Good, Fast & Cheap, a measure of things. Designed by Rhys Newman, modeled & machined by Simon James. A useful epistemological wrench — a conversation piece to discuss the measures of things and the things lost and gained when some things gain priority over others. It’s a wonderful, crucial instrument that shifts perspectives hopefully towards more habitable creations.

Everybody needs Money. That’s why they call it Money.
(From “Heist” by David Mamet. Danny DeVito playing Mickey Bergman.)

In the Laboratory’s Bureau of Instrumentation, Weights-and-Measures and Ways-and-Means, we’ve been curious for a time, and more so recently, about the history of quantification and, as well, why numbers as such have a kind of primacy over other things that are more qualitative. Most specifically, why do we measure the things we measure, and why do some things get to be measured while other things do not get measured, or are seen as immeasurable?

This question is a thorough-going one in the effort to find other measures that can be prioritized, perhaps even more so than the things we consider without even thinking about where these “natural” (they never are..) measures come from. For example, we measure things designed based on such things as their monetary cost, and how much profit can be obtained. With this measure, to simplify things, many principles that would be invested in a design get tossed out. The accountant or the engineer would sooner shrug in such a circumstance — this is the way it should be. I want to consider the “natural” way of such things, and consider how other sorts of measures can be prioritized that are not necessarily about money first, but always first about creating more habitable future worlds. What are the other measures of things that maybe previously have been thought of as “immeasurable” or incapable of being quantified? Thus, this interest in how things got to be the way they are. What are the measures of quantities and where did they come from? How could they be different?

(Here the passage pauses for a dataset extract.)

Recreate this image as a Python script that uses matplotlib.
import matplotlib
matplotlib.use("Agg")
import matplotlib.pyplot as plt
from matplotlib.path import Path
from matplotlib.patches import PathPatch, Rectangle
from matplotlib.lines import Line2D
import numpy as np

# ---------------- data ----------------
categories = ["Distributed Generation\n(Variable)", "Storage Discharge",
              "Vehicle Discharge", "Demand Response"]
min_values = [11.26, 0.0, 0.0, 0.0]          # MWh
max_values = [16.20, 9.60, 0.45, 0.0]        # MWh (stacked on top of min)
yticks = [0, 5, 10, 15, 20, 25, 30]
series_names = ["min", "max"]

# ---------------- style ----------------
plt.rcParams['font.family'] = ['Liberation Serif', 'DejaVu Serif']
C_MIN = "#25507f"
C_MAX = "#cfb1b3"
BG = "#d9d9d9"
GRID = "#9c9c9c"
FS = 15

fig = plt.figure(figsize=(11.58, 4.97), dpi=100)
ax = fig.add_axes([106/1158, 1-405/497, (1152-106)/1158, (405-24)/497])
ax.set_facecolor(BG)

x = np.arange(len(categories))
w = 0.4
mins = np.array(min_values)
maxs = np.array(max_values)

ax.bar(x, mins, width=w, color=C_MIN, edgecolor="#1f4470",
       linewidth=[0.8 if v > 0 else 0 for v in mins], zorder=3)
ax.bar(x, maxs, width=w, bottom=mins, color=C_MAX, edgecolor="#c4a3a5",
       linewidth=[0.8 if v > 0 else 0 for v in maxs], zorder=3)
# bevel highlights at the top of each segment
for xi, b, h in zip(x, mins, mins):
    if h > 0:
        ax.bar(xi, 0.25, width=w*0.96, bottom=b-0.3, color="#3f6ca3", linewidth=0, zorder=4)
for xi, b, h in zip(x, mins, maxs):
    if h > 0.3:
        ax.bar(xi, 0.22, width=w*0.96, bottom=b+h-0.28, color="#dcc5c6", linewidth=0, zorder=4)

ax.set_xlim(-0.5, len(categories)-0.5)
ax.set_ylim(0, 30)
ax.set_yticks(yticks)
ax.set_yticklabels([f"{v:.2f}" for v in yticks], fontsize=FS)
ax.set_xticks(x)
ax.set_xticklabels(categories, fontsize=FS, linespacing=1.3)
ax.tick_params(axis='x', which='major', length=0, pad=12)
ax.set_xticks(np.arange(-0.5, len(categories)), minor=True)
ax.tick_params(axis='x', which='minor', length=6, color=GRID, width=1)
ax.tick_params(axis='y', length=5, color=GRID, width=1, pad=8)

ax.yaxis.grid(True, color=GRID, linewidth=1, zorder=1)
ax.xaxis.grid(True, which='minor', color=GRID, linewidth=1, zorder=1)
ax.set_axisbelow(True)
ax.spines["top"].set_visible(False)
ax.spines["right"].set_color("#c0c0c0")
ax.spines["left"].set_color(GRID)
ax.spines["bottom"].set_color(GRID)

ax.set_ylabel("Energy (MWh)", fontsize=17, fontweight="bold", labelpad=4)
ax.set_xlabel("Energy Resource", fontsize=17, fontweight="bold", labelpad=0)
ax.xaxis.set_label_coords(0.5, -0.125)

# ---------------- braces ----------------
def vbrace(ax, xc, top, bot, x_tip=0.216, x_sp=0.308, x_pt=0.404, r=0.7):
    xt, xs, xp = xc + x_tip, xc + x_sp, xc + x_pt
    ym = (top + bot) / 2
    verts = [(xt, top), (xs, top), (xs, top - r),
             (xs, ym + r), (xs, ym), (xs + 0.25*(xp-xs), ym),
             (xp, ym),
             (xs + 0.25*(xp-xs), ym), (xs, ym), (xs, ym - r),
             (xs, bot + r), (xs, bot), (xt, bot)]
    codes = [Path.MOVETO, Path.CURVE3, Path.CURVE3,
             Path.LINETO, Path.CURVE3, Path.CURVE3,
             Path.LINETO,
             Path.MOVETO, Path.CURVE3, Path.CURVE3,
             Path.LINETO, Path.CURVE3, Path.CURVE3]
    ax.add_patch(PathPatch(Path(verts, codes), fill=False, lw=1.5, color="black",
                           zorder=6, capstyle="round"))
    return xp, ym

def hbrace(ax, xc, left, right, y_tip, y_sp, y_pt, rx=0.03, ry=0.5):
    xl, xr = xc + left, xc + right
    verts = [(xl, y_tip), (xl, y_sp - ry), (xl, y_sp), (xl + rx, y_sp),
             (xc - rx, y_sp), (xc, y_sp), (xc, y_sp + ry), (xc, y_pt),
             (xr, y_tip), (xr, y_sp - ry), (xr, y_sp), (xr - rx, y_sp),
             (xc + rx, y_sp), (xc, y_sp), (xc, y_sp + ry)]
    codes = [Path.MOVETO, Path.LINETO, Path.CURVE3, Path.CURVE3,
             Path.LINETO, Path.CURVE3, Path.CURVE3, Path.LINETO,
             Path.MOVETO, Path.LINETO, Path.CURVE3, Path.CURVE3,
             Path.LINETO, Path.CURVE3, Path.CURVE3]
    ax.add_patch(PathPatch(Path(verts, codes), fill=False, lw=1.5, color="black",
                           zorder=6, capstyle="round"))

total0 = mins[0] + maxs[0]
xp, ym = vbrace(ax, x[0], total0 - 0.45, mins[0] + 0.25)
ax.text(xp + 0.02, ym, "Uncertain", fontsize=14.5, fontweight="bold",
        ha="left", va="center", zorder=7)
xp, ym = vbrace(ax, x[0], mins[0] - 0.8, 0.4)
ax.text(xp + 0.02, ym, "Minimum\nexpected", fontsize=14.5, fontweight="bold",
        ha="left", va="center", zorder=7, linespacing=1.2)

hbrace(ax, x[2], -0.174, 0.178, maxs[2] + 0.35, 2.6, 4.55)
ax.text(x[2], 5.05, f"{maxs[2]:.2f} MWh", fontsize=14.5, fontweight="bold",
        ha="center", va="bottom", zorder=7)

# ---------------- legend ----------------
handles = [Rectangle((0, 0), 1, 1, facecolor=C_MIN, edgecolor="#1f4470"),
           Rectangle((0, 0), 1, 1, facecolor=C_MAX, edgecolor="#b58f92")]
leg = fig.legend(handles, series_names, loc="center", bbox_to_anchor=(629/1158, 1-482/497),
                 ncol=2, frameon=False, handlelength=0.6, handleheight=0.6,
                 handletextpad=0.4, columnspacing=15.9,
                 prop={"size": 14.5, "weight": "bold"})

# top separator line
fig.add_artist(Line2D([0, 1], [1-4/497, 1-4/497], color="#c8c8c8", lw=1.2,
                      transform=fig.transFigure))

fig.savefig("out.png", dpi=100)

What things can be designed/made/prototyped the experiment with other measures?

There must be a variety of histories here, skirting up against the science of calculation and computation and close to the Laboratory’s interests in the history of things, such as sciences, design, technology and always deeply imbricated and layered and inextricably tied to all of these things — the histories of cultures.

Where to start?

Our Studio Library Day reading book last month was Alfred W. Crosby’s intriguing “The Measure of Reality: Quantification in Western Europe, 1250-1600” which I’m happy Manuel Lima mentioned at his talk during SHiFT 2008 in Lisbon. It took a holiday to actually finish the book, which lead me in a zillion other vectors and converged in a recent interest in the meaning and technology of money. It now takes me early mornings when fresh and not muddle-headed to re-read it for the over-arcing traces of Crosby’s perspective.

I’ll have my overdue book report on “The Measure of Reality”, but first a short trek down the footnote rabbit hole to Joel Kaye‘s essay “The impact of money on the development of fourteenth-century scientific thought” found in the Journal of Medieval History 14(1988), p. 251-270. (Wonderful these academic essays tucked away in journals nearly impossible for anyone except academics to get a hold of, truly. Sadly, the availability of this essay is quite limited unless you have an “in” at a university or such, or a particularly flush public library system somewhere. So much for the academician’s edict to create and circulate knowledge.)